東京2020オリンピックの花火が小型煙火による演出のみに留まった理由
花火系散歩屋のおーわ(@mof_mof08)です。
東京2020オリンピックおよびパラリンピックの開会式・閉会式では国立競技場(オリンピックスタジアム)の上屋から花火を噴射する演出が見られました。
しかし、2021年8月21日にsmart FLASHに掲載された記事をはじめ、SNSなどからも「思っていたよりもショボい」「伝統の大玉花火を打ち上げるべきだった」といった声が多く聞かれました。
全国各地の花火大会で見られるような打ち上げ花火がガンガン打ち上がることを期待していた方からすれば、ずいぶんショボい花火だなーという感想を抱くのは無理もない話かなと思います。
では、いったいなぜ小規模な花火に留まってしまったのか…本記事ではその理由についてざっくりと紹介してまいります。
東京2020オリンピックの開会式・閉会式の花火が小規模に留まった理由
さて、東京2020オリンピックの開会式・閉会式で披露された花火がなぜ小規模なものに留まったのかというお話ですが、これには大きく二つの要因が挙げられます。
- 法律による制約
- 国立競技場周辺の環境
早い話が、大きな花火を安全に打ち上げられる場所がなかったと思っていただくと分かりやすいんじゃないかなと思います。
法律による制約
東京2020オリンピック・パラリンピックの花火が小規模になった一つ目の要因として、法律による制約が挙げられます。
花火は安全確保という観点などから、火薬類取締法施行規則という法律に従って打ち上げることが求められます。
火薬類取締法施行規則には花火打ち上げに際する事項がもろもろ記されていますが、その一つにあたる第56条の4第4項第1号には次のような記述があります。

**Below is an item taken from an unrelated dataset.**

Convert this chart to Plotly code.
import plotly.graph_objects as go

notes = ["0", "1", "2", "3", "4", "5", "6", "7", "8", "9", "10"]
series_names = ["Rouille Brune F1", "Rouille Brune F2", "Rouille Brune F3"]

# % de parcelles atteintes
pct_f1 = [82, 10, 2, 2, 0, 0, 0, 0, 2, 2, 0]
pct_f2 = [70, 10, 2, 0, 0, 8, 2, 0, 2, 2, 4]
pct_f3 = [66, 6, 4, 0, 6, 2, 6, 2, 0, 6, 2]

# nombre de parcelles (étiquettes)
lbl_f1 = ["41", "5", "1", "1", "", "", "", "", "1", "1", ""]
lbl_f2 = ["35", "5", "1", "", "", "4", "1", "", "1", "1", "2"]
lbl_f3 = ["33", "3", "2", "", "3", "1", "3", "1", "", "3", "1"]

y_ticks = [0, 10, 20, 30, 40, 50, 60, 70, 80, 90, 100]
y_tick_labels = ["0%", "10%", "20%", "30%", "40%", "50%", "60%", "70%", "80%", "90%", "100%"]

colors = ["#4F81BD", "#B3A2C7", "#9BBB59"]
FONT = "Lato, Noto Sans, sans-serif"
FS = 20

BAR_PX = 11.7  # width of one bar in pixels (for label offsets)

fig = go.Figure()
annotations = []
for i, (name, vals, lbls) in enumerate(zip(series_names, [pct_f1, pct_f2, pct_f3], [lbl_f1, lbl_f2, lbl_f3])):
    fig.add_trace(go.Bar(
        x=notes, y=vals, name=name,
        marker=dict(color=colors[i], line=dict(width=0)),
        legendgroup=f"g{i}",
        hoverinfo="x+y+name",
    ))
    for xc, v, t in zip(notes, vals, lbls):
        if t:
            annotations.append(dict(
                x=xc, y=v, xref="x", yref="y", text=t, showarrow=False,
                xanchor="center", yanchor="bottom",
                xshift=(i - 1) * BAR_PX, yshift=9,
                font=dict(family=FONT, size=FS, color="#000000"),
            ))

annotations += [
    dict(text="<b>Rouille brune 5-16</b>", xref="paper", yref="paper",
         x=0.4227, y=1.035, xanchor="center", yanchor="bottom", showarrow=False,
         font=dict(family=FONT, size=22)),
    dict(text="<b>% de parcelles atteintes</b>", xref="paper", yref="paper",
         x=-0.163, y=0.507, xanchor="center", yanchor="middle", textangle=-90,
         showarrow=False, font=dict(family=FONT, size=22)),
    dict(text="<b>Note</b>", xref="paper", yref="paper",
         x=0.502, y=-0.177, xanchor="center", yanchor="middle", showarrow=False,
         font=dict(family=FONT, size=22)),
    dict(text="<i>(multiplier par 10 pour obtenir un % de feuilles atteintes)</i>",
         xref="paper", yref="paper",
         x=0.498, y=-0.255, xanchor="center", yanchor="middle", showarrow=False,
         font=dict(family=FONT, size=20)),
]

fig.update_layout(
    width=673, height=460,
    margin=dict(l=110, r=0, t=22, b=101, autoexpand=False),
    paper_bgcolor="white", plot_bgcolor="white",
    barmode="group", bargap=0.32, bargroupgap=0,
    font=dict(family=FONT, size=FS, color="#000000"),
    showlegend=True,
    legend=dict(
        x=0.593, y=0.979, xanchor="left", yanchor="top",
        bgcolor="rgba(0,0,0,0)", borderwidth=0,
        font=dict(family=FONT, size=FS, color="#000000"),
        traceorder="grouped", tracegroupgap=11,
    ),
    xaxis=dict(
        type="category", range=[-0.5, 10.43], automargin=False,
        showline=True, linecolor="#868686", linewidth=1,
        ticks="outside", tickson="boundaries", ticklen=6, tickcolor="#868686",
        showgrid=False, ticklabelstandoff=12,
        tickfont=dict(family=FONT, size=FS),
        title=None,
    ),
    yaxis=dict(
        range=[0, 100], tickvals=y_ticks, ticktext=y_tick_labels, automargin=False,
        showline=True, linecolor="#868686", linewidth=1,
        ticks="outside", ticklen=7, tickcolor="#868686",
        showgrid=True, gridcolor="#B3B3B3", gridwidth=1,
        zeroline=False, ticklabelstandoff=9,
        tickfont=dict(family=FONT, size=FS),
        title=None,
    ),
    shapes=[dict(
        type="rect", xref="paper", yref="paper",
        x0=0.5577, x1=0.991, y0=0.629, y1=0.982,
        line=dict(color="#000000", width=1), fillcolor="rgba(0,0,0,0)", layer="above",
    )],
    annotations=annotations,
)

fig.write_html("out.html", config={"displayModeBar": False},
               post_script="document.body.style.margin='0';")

打揚煙火の打揚筒及び仕掛煙火の設置場所は、消費する煙火の種類及び重量に応じて、通路、人の集合する場所、建物等に対し安全な距離をとること。
なんだか古代の呪文のような文章が書かれていますが、花火を打ち上げるなら観覧場所や建物から十分に距離を取ってくださいねということです。(これを保安距離といいます)
具体的な保安距離については都道府県の条例で定められていて、東京都における煙火の消費に関する基準には保安距離について以下のように記されています。
大きな花火を打ち上げるには、それに応じたスペースが必要になってくるというわけなのです。
国立競技場周辺の環境
二つ目の要因として、東京2020オリンピック・パラリンピックの開・閉会式が開催される国立競技場周辺の環境が挙げられます。
地図をご覧いただくと分かるように、国立競技場の周辺は建屋が密集していることが見て取れるかと思います。
先述でも触れたように、国立競技場周辺で10号玉を打ち上げようとした場合、打ち上げ場所の周囲に240m以上の距離を確保する必要があります。
本記事では神宮外苑花火大会の実績から第二種地区(2級)と仮定していますが、国立競技場周辺が第一種地区(1級)に該当する場合、必要な保安距離は290mとなります。
神宮外苑花火大会で割物花火の打ち上げ実績のある神宮第二球場(例1)、比較的スペースが確保しやすい陸上競技トラック(例2)から打ち上げると仮定した場合、どちらにおいても保安距離の範囲に建屋などが避けられないことが見れ取れます。
とどのつまり、国立競技場の周辺にはスペースがなく、10号玉(尺玉)のような大玉花火を打ち上げるのは無理ゲーだったということがお分かりいただけるかと思います。
国立競技場周辺において割物花火の打ち上げができないのかというとそういうわけではなく、毎年8月に至近で開催されている神宮外苑花火大会において割物花火(最大3号玉)の打ち上げ実績があります。
それでも割物花火の打ち上げが一切なかったのは、打ち上げ場所となっている神宮第二球場がオリンピック・パラリンピック関連で使用されていたためと見られます。
まとめ
ショボいという声が多く聞かれた東京2020オリンピック・パラリンピックの開会式および閉会式の花火。
国立競技場上屋からの小型煙火による演出に留まった理由としてはざっくり以下の2点となります。
- 法律による制約
- 国立競技場周辺の環境
オリンピックという国際的な祭典において日本伝統の割物花火がなかったというのはいささか寂しい気持ちもありますが、諸々の制約がある環境の中で花火が披露されたのはむしろ奇跡だったともいえるかもしれません。